Miscellaneous findings and other things

6% of items on the front page are academic papers, which is more than I thought.

ShowHN is very valuable, but is not likely to land your product on the front page.

Tweets and tweet threads sometimes make the front page.

It’s uncommon for hiring or launch posts - the two types of posts that are reserved for YC companies, and “artificially” promoted by moderators - to make the front page.

You can access the underlying dataset here.

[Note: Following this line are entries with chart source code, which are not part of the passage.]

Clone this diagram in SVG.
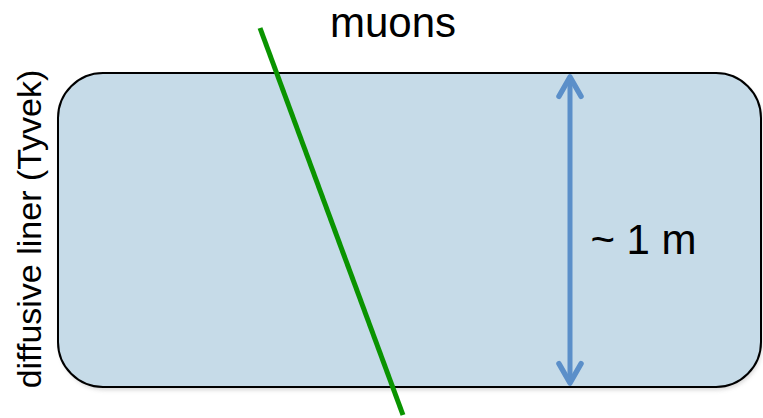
<svg xmlns="http://www.w3.org/2000/svg" width="763" height="418" viewBox="0 0 763 418">
<style>
.t{font-family:"Liberation Sans",Arial,sans-serif;fill:#000}
</style>
<defs>
<marker id="ah" viewBox="0 0 20 20" refX="17" refY="10" markerWidth="5.5" markerHeight="5.5" orient="auto-start-reverse" markerUnits="strokeWidth">
<path d="M3 2 L17 10 L3 18" fill="none" stroke="#5b8fc9" stroke-width="4" stroke-linecap="round" stroke-linejoin="round"/>
</marker>
<filter id="sh" x="-5%" y="-5%" width="110%" height="115%">
<feGaussianBlur stdDeviation="2"/>
</filter>
</defs>
<rect width="763" height="418" fill="#fff"/>
<g id="tank">
<rect x="60" y="76" width="702" height="314" rx="45" ry="45" fill="#888" opacity="0.35" filter="url(#sh)"/>
<rect x="58" y="73" width="703" height="314" rx="45" ry="45" fill="#c6dbe8" stroke="#000" stroke-width="2"/>
</g>
<g id="connectors">
<line x1="570" y1="77" x2="570" y2="383" stroke="#5b8fc9" stroke-width="5" marker-start="url(#ah)" marker-end="url(#ah)"/>
<line x1="260" y1="28" x2="403" y2="415" stroke="#0a9400" stroke-width="5"/>
</g>
<g id="labels">
<text class="t" x="393" y="37" font-size="42" text-anchor="middle">muons</text>
<text class="t" x="643.5" y="254" font-size="42" text-anchor="middle">~ 1 m</text>
<text class="t" transform="translate(41,229) rotate(-90)" font-size="34" text-anchor="middle">diffusive liner (Tyvek)</text>
</g>
</svg>
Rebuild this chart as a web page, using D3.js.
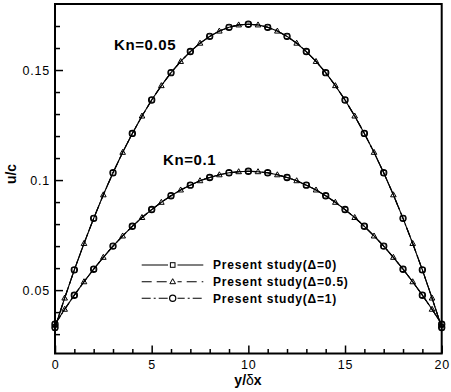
<!DOCTYPE html>
<html>
<head>
<meta charset="utf-8">
<script src="https://cdn.jsdelivr.net/npm/d3@7"></script>
<style>
  body { margin: 0; background: #fff; }
  svg { display: block; font-family: "Liberation Sans", Arial, sans-serif; }
</style>
</head>
<body>
<script>
// y/dx positions, half-unit steps
let yPos = [0, 0.5, 1, 1.5, 2, 2.5, 3, 3.5, 4, 4.5, 5, 5.5, 6, 6.5, 7, 7.5, 8, 8.5, 9, 9.5, 10,
  10.5, 11, 11.5, 12, 12.5, 13, 13.5, 14, 14.5, 15, 15.5, 16, 16.5, 17, 17.5, 18, 18.5, 19, 19.5, 20]

// u/c
let uKn005 = [0.0330, 0.0464, 0.0592, 0.0712, 0.0826, 0.0933, 0.1033, 0.1126, 0.1212, 0.1291, 0.1364,
  0.1429, 0.1488, 0.1539, 0.1584, 0.1622, 0.1653, 0.1677, 0.1694, 0.1705, 0.1708,
  0.1705, 0.1694, 0.1677, 0.1653, 0.1622, 0.1584, 0.1539, 0.1488, 0.1429, 0.1364,
  0.1291, 0.1212, 0.1126, 0.1033, 0.0933, 0.0826, 0.0712, 0.0592, 0.0464, 0.0330]
let uKn01 = [0.0345, 0.0413, 0.0477, 0.0538, 0.0595, 0.0649, 0.0700, 0.0746, 0.0790, 0.0830, 0.0866,
  0.0899, 0.0929, 0.0955, 0.0977, 0.0997, 0.1012, 0.1024, 0.1033, 0.1038, 0.1040,
  0.1038, 0.1033, 0.1024, 0.1012, 0.0997, 0.0977, 0.0955, 0.0929, 0.0899, 0.0866,
  0.0830, 0.0790, 0.0746, 0.0700, 0.0649, 0.0595, 0.0538, 0.0477, 0.0413, 0.0345]

let curveNames = ['Kn=0.05', 'Kn=0.1']
let legendNames = ['Present study(\u0394=0)', 'Present study(\u0394=0.5)', 'Present study(\u0394=1)']
let xMajorTicks = [0, 5, 10, 15, 20]
let xMinorTicks = [1, 2, 3, 4, 6, 7, 8, 9, 11, 12, 13, 14, 16, 17, 18, 19]
let yMajorTicks = [0.05, 0.1, 0.15]
let yMinorTicks = [0.03, 0.04, 0.06, 0.07, 0.08, 0.09, 0.11, 0.12, 0.13, 0.14, 0.16, 0.17]

let width = 451, height = 392
let plotLeft = 55, plotRight = 441.7, plotTop = 4, plotBottom = 353.5

let svg = d3.select('body').append('svg')
  .attr('width', width)
  .attr('height', height)

let x = d3.scaleLinear().domain([0, 20]).range([plotLeft, plotRight])
let y = d3.scaleLinear().domain([0.0212, 0.18]).range([plotBottom, plotTop])

// ticks (inward)
svg.append('g').attr('transform', `translate(0,${plotBottom})`)
  .call(d3.axisBottom(x).tickValues(xMajorTicks).tickSizeInner(-8).tickSizeOuter(0).tickPadding(6.5).tickFormat(d3.format('d')))
svg.append('g').attr('transform', `translate(0,${plotBottom})`)
  .call(d3.axisBottom(x).tickValues(xMinorTicks).tickSizeInner(-4.5).tickSizeOuter(0).tickFormat(''))
svg.append('g').attr('transform', `translate(${plotLeft},0)`)
  .call(d3.axisLeft(y).tickValues(yMajorTicks).tickSizeInner(-8).tickSizeOuter(0).tickPadding(5).tickFormat(d3.format('')))
svg.append('g').attr('transform', `translate(${plotLeft},0)`)
  .call(d3.axisLeft(y).tickValues(yMinorTicks).tickSizeInner(-5).tickSizeOuter(0).tickFormat(''))

svg.selectAll('.domain').remove()
svg.selectAll('.tick line').attr('stroke', '#000').attr('stroke-width', 1.5)
svg.selectAll('.tick text')
  .attr('fill', '#000')
  .style('font-size', '12.5px')
  .style('letter-spacing', '0.8px')
  .style('font-family', '"Liberation Sans", Arial, sans-serif')

// frame
svg.append('rect')
  .attr('x', plotLeft).attr('y', plotTop)
  .attr('width', plotRight - plotLeft).attr('height', plotBottom - plotTop)
  .attr('fill', 'none')
  .attr('stroke', '#000')
  .attr('stroke-width', 2)

// axis titles
svg.append('text')
  .attr('x', 248).attr('y', 385)
  .attr('text-anchor', 'middle')
  .style('font-size', '14px').style('font-weight', 'bold')
  .html('y/<tspan font-weight="normal">\u03b4</tspan>x')

svg.append('text')
  .attr('transform', 'translate(16,174) rotate(-90)')
  .attr('text-anchor', 'middle')
  .style('font-size', '14px').style('font-weight', 'bold')
  .text('u/c')

let line = d3.line().x(d => x(d[0])).y(d => y(d[1]))
let dashes = [null, '10,5', '9,3,2,3']

let drawMarker = (g, kind, cx, cy) => {
  if (kind === 0) {
    g.append('rect').attr('x', cx - 2.3).attr('y', cy - 2.3).attr('width', 4.6).attr('height', 4.6)
      .attr('fill', 'none').attr('stroke', '#000').attr('stroke-width', 1)
  } else if (kind === 1) {
    g.append('path').attr('d', `M${cx},${cy - 3} L${cx + 2.8},${cy + 2} L${cx - 2.8},${cy + 2} Z`)
      .attr('fill', 'none').attr('stroke', '#000').attr('stroke-width', 1)
  } else {
    g.append('circle').attr('cx', cx).attr('cy', cy).attr('r', 3.1)
      .attr('fill', 'none').attr('stroke', '#000').attr('stroke-width', 1.2)
  }
}

// curves: three delta series, identical results
let plot = svg.append('g')
;[uKn005, uKn01].forEach(vals => {
  let pts = yPos.map((p, i) => [p, vals[i]])
  dashes.forEach(dash => {
    plot.append('path')
      .attr('d', line(pts))
      .attr('fill', 'none')
      .attr('stroke', '#000')
      .attr('stroke-width', 1.1)
      .attr('stroke-dasharray', dash)
  })
  pts.forEach(p => {
    if (Number.isInteger(p[0])) {
      drawMarker(plot, 0, x(p[0]), y(p[1]))
      drawMarker(plot, 2, x(p[0]), y(p[1]))
    } else {
      drawMarker(plot, 1, x(p[0]), y(p[1]))
    }
  })
})

// curve labels
svg.append('text').attr('x', 114).attr('y', 49.5)
  .style('font-size', '15px').style('font-weight', 'bold').style('letter-spacing', '0.6px')
  .text(curveNames[0])
svg.append('text').attr('x', 163).attr('y', 164.5)
  .style('font-size', '15px').style('font-weight', 'bold').style('letter-spacing', '0.6px')
  .text(curveNames[1])

// legend
let legendY = [265, 281.7, 298.3]
let legend = svg.append('g')
legendNames.forEach((name, k) => {
  let ly = legendY[k]
  legend.append('line')
    .attr('x1', 141.7).attr('x2', 203.3).attr('y1', ly).attr('y2', ly)
    .attr('stroke', '#000').attr('stroke-width', 1.1)
    .attr('stroke-dasharray', dashes[k])
  legend.append('rect').attr('x', 168).attr('y', ly - 4).attr('width', 9.5).attr('height', 8).attr('fill', '#fff')
  drawMarker(legend, k, 172.7, ly)
  legend.append('text')
    .attr('x', 213).attr('y', ly + 4.2)
    .style('font-size', '12px').style('font-weight', 'bold').style('letter-spacing', '0.8px')
    .text(name)
})
</script>
</body>
</html>
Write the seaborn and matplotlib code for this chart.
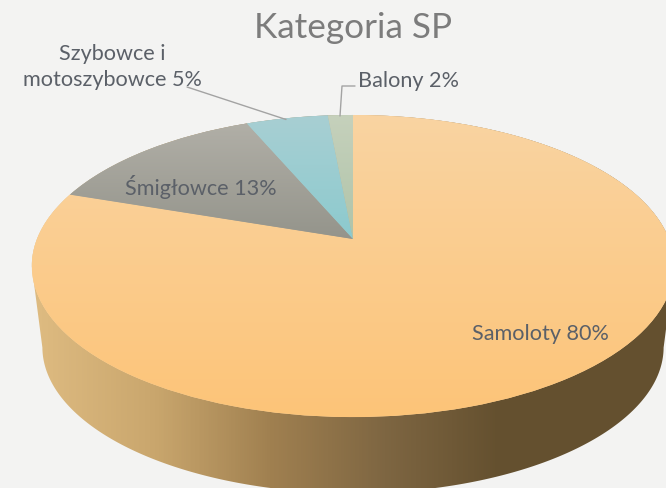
import numpy as np
import matplotlib
matplotlib.use("Agg")
import matplotlib.pyplot as plt
from matplotlib.patches import Polygon
from matplotlib.path import Path
from matplotlib.transforms import Transform
import seaborn as sns

# Data
categories = ["Samoloty", "Śmigłowce", "Szybowce i motoszybowce", "Balony"]
shares = [80.2, 13.4, 4.9, 1.5]
labels = ["Samoloty 80%", "Śmigłowce 13%", "Szybowce i\nmotoszybowce 5%", "Balony 2%"]
title = "Kategoria SP"

# Styles
BG = "#F3F3F2"
TEXT = "#5B6068"
TITLE = "#7C7C7C"
LEADER = "#A3A3A3"
face_gradients = [
    ["#F9D4A2", "#FDC478"],
    ["#B1AFA7", "#94948B"],
    ["#A8CFD3", "#8CCACE"],
    ["#C6D1BC", "#AFC4A9"],
]
wall_colors = ["#DDBA80", "#C9A66D", "#A08050", "#7E6642", "#64502F"]
WALL_X = (40, 500)

sns.set_theme(style="white")
plt.rcParams["font.family"] = ["Lato", "DejaVu Sans"]


class Perspective(Transform):
    """Tilts the flat unit pie so that its circle becomes the receding disc."""
    input_dims = output_dims = 2

    def __init__(self, cx, cy, a, d, c):
        super().__init__()
        self.p = (cx, cy, a, d, c)

    def transform_non_affine(self, xy):
        cx, cy, a, d, c = self.p
        xy = np.asarray(xy, float)
        w = 1 + c * xy[:, 1]
        return np.column_stack([cx + a * xy[:, 0] / w, cy - d * xy[:, 1] / w])

    def transform_path_non_affine(self, path):
        return Path(self.transform_non_affine(path.vertices), path.codes)


fig = plt.figure(figsize=(6.66, 4.89), dpi=100, facecolor=BG)
ax = fig.add_axes([0, 0, 1, 1])

top = Perspective(353, 240, 316, 146.2, 0.179)
base = Perspective(353, 322, 305.6, 141.4, 0.179)

wedges, _ = ax.pie(shares, startangle=90, counterclock=False, radius=1,
                   colors=[g[0] for g in face_gradients],
                   wedgeprops=dict(linewidth=0))

# Side wall: outline of the disc swept down to the base
t = np.linspace(0, 2 * np.pi, 721)
circle = np.column_stack([np.cos(t), np.sin(t)])
upper = top.transform_non_affine(circle)
lower = base.transform_non_affine(circle)
front = lower[lower[:, 1] > 347]
front = front[np.argsort(front[:, 0])]
back = upper[upper[:, 1] < 270]
back = back[np.argsort(-back[:, 0])]
wall = Polygon(np.vstack([front, back]), closed=True, facecolor="none",
               edgecolor="none", transform=ax.transData)
ax.add_patch(wall)
wall_cmap = sns.blend_palette(wall_colors, as_cmap=True)
ramp = np.clip((np.arange(0, 700) - WALL_X[0]) / (WALL_X[1] - WALL_X[0]), 0, 1)
im = ax.imshow(ramp[None, :], cmap=wall_cmap, vmin=0, vmax=1, aspect="auto",
               extent=(0, 700, 500, 100), zorder=1)
im.set_clip_path(wall)

# Top face: every slice carries its own vertical gradient
for wedge, grad in zip(wedges, face_gradients):
    wedge.set_transform(top + ax.transData)
    wedge.set_zorder(2)
    ext = top.transform_path(wedge.get_path()).get_extents()
    cmap = sns.blend_palette(grad, as_cmap=True)
    img = ax.imshow(np.linspace(0, 1, 256)[:, None], cmap=cmap, aspect="auto",
                    extent=(ext.x0, ext.x1, ext.y1, ext.y0), zorder=3)
    img.set_clip_path(wedge)

ax.set_aspect("auto")
ax.set_xlim(0, 666)
ax.set_ylim(489, 0)
ax.axis("off")

# Text
ax.text(353.5, 28, title, ha="center", va="center", fontsize=25.3, color=TITLE, zorder=6)
label_pos = [(540.5, 334), (201, 187), (112, 67), (408, 81)]
for txt, (x, y) in zip(labels, label_pos):
    ax.text(x, y, txt, ha="center", va="center", fontsize=15.6, color=TEXT,
            linespacing=1.42, zorder=6)

# Leader lines
ax.plot([187, 286], [88, 120.5], color=LEADER, lw=1, zorder=5)
ax.plot([355, 342, 340], [87, 87, 117], color=LEADER, lw=1, zorder=5)

fig.savefig("out.png", dpi=100, facecolor=BG)
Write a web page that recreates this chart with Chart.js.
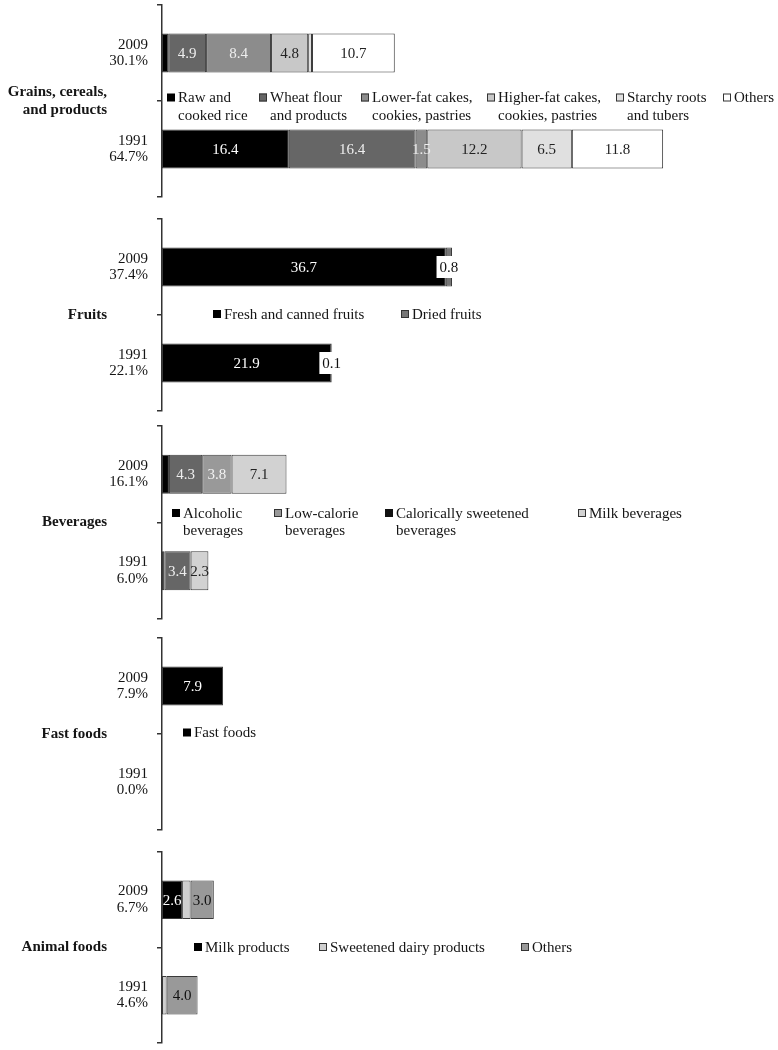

I want to thank Max Woolf (who may recall interviewing me for a Data Science job at Buzzfeed that I thankfully did not take) for the excellent “Hacker News Undocumented” resource. It was tremendously helpful.


Footnotes

Footnotes

1. With an undergrad Data Science degree for some reason

2. For the empathetic reader wondering why I did this manually when there are tons of ways for the author (who, as mentioned in the previous footnote, has a Data Science degree) to access historical Hacker News data via BigQuery, API, etc. – the amount of effort it would have taken to train a classifier would have been highly impractical, plus I’d need to manually label the data anyway.

3. By this I mean closed source, basically. Anything written on the blog of a company that is selling something.

4. Noting once again that this framing isn’t entirely fair, since the dataset is missing attempts.

5. Which makes me wonder if the best “front page strategy” might be to encourage your engineering team to work on their personal blogs?